# Astrophotography



## mmccarthy781 (Jul 7, 2011)

I was wondering if anyone has any nice astrophotography pics or if anyone is interested in it? A few nights ago I had my telescope out and decided to use my camera's phone to take pictures through the eyepiece

The Moon









Jupiter and 3 of it's moons


----------



## mmccarthy781 (Jul 7, 2011)

sorry, that should have said my phone's camera


----------



## tharsis (Oct 9, 2009)

Nice! Me likey, the moon shot is really awesome, surprisingly great resolution...although i spent a couple seconds trying to wipe away the hair that I thought was on my screen haha

Can you get one of Mars?


----------



## Chlorophile (Aug 2, 2011)

tharsis said:


> Nice! Me likey, the moon shot is really awesome, surprisingly great resolution...although i spent a couple seconds trying to wipe away the hair that I thought was on my screen haha
> 
> Can you get one of Mars?


Mars will be slightly northwest of the moon tonight around 9 PM for anyone who wants to try to find it. 

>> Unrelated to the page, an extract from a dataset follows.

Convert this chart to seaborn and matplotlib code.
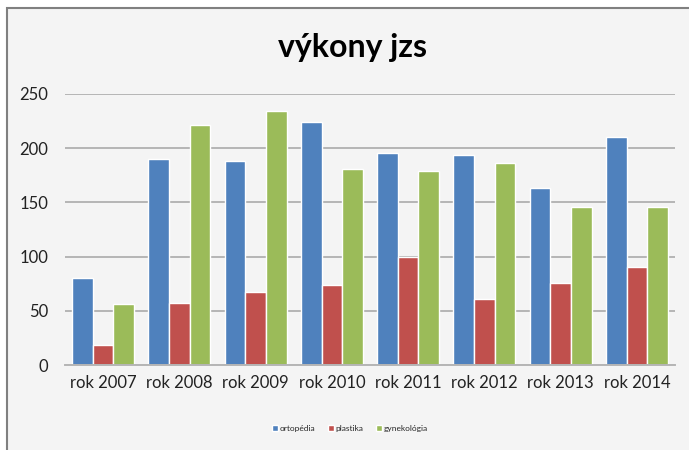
import pandas as pd
import matplotlib.pyplot as plt
import seaborn as sns
from matplotlib.patches import Rectangle

# Chart data
years = ['rok 2007', 'rok 2008', 'rok 2009', 'rok 2010',
         'rok 2011', 'rok 2012', 'rok 2013', 'rok 2014']
ortopedia = [80, 190, 188, 224, 196, 194, 163, 210]
plastika = [18, 57, 67, 74, 100, 61, 76, 90]
gynekologia = [56, 221, 234, 181, 179, 186, 146, 146]
series_names = ['ortopédia', 'plastika', 'gynekológia']
colors = ['#4F81BD', '#C0504D', '#9BBB59']


def build_frame():
    # Long format for seaborn
    rows = []
    for name, vals in zip(series_names, [ortopedia, plastika, gynekologia]):
        for y, v in zip(years, vals):
            rows.append({'rok': y, 'séria': name, 'výkony': v})
    return pd.DataFrame(rows)


def create_chart(data):
    sns.set_style('white')
    plt.rcParams['font.family'] = ['Lato', 'DejaVu Sans']

    fig = plt.figure(figsize=(6.89, 4.50), dpi=100)
    fig.patch.set_facecolor('white')
    # chart area background with border (left/top visible)
    fig.patches.append(Rectangle((7 / 689, -0.1), 1.1, (450 - 8) / 450 + 0.1,
                                 transform=fig.transFigure, facecolor='#F4F4F4',
                                 edgecolor='#808080', linewidth=1.5, zorder=-10))

    ax = fig.add_axes([65 / 689, 85 / 450, 610 / 689, 271 / 450])
    ax.set_facecolor('none')
    sns.barplot(data=data, x='rok', y='výkony', hue='séria', palette=colors,
                width=0.81, saturation=1, ax=ax, legend=True)

    ax.set_ylim(0, 250)
    ax.set_yticks(range(0, 251, 50))
    ax.yaxis.grid(True, color='#B5B5B5', linewidth=1.4)
    ax.set_axisbelow(True)
    for side in ['top', 'right', 'left']:
        ax.spines[side].set_visible(False)
    ax.spines['bottom'].set_color('#B5B5B5')
    ax.spines['bottom'].set_linewidth(1.4)
    ax.tick_params(axis='y', length=0, pad=12, labelsize=12, labelcolor='#222222')
    ax.tick_params(axis='x', length=0, pad=7, labelsize=12, labelcolor='#222222')
    ax.set_xlabel('')
    ax.set_ylabel('')

    fig.text(352 / 689, 1 - 48 / 450, 'výkony jzs', ha='center', va='center',
             fontsize=23, fontweight='bold', color='black')

    ax.legend(loc='center', bbox_to_anchor=(350 / 689, 1 - 428 / 450),
              bbox_transform=fig.transFigure, ncol=3, frameon=False,
              fontsize=6, handlelength=0.7, handleheight=0.7,
              handletextpad=0.2, columnspacing=1.5)

    fig.savefig('out.png', dpi=100, facecolor=fig.get_facecolor())


if __name__ == "__main__":
    create_chart(build_frame())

I love how close Jupiter has been to the moon lately.


----------



## Nubster (Aug 9, 2011)

I've wanted to try shooting the moon. Couple times I tried already didn't workout so well. Need to read up on it a little.


----------



## Geoffrey.Richard (Feb 1, 2012)

they key to shooting the moon is to treat it like the sun, after all it's just reflected sunlight. the fact that most of the sky is black will fool the sensor into overexposing the moon so try compensating by underexposing the photo by a lot. Also, a picture of the moon will not look as big as what we remember seeing with our eyes, because the photo has no reference points to base the size on. you won't really get a good moon shot without a zoom lens or using the telescope.


----------



## FlyingGiraffes (Jan 30, 2011)

I took this awhile back. Jupiter was further away from the moon and would've been cropped out so I just moved it closer . I did get a few moons of Jupiter, but they were too pixel-y so I just removed them.


----------



## Jeff.:P:. (Sep 8, 2009)

Nice shot!


----------